***** DATA LINES *****

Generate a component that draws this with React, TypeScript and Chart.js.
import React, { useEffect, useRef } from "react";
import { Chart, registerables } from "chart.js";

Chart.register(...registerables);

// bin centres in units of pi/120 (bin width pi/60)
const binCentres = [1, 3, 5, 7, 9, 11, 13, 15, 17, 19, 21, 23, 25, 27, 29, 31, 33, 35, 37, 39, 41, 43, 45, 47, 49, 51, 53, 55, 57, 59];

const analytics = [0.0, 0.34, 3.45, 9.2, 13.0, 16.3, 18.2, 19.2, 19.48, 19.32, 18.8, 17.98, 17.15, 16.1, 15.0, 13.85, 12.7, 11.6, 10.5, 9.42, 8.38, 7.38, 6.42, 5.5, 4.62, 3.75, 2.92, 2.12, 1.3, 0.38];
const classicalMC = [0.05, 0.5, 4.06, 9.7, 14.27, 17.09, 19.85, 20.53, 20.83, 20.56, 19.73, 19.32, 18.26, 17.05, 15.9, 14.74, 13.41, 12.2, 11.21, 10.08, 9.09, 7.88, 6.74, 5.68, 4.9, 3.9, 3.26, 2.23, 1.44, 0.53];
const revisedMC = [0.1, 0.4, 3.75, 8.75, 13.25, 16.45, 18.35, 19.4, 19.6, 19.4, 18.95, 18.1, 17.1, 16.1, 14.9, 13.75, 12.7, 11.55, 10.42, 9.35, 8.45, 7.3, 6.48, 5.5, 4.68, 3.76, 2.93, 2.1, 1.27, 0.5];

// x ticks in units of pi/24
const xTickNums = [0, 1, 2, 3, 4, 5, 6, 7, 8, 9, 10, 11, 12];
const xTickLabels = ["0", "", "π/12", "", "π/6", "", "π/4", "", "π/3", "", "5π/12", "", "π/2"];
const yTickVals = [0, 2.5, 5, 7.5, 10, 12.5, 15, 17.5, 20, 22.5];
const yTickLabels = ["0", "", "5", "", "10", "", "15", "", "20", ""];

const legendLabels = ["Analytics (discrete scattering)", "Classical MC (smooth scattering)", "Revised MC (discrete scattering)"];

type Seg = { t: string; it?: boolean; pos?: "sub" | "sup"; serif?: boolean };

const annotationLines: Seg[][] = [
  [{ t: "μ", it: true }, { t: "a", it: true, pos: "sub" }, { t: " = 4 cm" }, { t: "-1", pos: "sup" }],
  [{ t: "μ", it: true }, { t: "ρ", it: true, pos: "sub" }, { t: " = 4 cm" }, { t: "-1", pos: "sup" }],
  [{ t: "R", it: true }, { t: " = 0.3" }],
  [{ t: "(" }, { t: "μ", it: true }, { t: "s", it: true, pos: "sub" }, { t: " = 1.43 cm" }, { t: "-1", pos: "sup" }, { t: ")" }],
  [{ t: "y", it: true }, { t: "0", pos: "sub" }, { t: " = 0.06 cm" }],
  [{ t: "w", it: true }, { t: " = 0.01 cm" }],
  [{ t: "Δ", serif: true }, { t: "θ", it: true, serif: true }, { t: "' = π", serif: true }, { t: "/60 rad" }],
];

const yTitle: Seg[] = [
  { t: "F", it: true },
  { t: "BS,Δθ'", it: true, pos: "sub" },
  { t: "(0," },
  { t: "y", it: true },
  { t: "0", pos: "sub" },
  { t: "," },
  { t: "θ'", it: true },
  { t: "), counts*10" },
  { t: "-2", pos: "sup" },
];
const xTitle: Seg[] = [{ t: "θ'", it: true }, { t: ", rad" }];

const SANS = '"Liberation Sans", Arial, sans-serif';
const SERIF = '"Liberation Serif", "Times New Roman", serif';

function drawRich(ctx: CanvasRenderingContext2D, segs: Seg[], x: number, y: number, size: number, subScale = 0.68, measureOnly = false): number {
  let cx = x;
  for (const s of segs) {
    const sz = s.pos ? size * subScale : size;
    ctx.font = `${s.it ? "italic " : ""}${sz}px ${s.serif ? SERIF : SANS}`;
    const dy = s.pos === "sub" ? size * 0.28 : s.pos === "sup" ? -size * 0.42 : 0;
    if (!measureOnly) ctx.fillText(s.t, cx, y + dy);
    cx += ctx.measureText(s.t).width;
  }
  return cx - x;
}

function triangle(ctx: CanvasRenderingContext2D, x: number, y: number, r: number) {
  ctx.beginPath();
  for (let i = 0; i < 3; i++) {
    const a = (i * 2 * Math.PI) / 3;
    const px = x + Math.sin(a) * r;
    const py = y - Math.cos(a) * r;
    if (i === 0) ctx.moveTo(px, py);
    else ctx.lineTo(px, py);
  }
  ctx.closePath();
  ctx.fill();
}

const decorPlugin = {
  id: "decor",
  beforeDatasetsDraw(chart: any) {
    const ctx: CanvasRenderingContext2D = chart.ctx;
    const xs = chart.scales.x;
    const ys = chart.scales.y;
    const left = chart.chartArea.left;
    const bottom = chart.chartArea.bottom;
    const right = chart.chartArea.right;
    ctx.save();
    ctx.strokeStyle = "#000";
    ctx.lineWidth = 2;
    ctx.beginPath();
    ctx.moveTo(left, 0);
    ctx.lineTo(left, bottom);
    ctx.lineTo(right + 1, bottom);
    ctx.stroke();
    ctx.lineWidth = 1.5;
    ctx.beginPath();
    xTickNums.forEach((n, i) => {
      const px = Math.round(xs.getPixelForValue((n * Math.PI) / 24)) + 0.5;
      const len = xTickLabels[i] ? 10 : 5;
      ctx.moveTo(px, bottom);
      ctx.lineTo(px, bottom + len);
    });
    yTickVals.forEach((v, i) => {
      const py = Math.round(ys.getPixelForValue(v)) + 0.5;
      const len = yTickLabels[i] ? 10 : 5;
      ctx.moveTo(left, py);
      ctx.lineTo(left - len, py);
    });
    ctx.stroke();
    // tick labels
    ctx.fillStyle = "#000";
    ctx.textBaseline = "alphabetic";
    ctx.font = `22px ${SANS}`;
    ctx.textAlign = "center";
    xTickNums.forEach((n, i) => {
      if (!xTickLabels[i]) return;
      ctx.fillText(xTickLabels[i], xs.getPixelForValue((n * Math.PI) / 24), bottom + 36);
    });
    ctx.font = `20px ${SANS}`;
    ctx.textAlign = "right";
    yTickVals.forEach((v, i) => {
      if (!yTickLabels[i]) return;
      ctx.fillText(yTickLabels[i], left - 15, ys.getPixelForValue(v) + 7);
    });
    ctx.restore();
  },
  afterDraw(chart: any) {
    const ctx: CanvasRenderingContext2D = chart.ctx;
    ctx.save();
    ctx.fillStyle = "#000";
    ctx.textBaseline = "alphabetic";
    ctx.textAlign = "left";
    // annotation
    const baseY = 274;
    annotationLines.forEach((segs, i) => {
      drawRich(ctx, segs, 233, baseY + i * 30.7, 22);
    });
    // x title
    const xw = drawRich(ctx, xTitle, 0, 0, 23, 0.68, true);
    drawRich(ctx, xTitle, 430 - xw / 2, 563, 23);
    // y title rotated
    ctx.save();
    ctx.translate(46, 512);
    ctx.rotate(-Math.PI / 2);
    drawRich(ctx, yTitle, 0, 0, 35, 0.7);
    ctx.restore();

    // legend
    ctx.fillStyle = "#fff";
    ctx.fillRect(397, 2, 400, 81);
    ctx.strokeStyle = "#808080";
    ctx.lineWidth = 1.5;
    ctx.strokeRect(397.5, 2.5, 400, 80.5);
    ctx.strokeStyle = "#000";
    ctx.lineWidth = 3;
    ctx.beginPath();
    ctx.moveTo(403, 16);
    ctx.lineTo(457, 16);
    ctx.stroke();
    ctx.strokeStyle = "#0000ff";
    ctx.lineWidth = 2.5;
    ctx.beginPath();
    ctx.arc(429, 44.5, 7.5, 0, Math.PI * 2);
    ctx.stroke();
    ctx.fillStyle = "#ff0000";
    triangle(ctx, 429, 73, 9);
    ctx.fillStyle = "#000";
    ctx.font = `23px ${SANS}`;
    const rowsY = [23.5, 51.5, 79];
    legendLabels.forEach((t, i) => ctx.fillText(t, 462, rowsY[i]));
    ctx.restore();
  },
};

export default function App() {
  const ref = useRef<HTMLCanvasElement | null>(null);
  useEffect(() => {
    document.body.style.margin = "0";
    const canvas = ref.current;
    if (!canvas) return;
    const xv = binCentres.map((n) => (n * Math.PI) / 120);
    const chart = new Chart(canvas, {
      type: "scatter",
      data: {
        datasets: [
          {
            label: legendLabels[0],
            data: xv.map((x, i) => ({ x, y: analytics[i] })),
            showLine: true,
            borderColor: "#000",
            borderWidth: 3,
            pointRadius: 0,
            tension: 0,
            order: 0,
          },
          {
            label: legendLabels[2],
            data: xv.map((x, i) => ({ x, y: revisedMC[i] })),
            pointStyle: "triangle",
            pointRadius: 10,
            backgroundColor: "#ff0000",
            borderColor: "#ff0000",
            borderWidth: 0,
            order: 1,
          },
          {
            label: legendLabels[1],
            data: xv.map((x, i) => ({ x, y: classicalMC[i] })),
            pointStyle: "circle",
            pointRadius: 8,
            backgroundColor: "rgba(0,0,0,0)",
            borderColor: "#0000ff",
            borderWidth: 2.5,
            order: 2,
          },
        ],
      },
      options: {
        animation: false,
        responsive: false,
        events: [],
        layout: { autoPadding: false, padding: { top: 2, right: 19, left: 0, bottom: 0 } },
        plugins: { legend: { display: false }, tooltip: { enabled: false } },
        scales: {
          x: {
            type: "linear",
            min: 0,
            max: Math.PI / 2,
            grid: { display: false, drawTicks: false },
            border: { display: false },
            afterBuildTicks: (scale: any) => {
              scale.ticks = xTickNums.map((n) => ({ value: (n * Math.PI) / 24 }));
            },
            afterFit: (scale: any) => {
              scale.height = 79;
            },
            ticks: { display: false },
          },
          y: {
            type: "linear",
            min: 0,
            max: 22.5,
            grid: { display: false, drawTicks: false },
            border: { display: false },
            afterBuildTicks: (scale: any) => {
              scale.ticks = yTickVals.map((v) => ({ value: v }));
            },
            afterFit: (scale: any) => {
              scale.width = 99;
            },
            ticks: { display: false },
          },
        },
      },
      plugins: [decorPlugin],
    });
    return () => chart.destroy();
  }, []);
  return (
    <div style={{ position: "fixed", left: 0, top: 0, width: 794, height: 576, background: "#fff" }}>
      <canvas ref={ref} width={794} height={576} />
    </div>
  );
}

*****
***** DATA LINES *****

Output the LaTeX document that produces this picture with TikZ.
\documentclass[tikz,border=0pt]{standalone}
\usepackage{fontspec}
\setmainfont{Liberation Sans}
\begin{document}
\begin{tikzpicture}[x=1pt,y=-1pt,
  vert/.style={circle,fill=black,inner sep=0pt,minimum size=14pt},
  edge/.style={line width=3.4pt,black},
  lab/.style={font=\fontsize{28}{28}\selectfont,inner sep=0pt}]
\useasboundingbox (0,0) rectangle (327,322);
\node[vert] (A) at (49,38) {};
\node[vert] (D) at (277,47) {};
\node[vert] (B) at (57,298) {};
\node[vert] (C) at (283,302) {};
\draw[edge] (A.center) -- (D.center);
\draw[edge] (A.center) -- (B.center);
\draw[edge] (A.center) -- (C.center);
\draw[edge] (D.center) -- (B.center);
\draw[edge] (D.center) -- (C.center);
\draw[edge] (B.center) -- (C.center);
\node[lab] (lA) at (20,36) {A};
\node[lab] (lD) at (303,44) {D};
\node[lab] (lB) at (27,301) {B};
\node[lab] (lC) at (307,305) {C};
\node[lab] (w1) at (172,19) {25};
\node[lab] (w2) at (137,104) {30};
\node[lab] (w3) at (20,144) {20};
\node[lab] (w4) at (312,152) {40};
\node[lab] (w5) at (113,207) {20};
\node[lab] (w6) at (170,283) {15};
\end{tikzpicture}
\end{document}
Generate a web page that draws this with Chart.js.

*****
***** DATA LINES *****

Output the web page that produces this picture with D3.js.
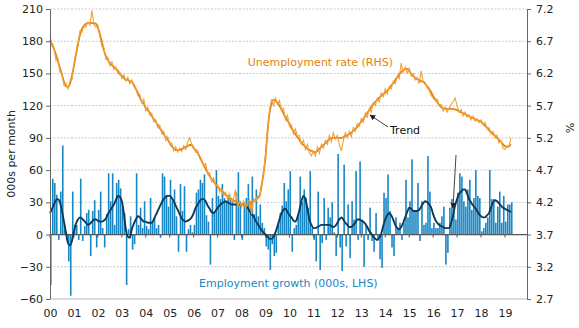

*****

WORK TO DO: Give the count of lines in the listing above that include "Output", with no other words.

RESULT OF THIS EXERCISE: 2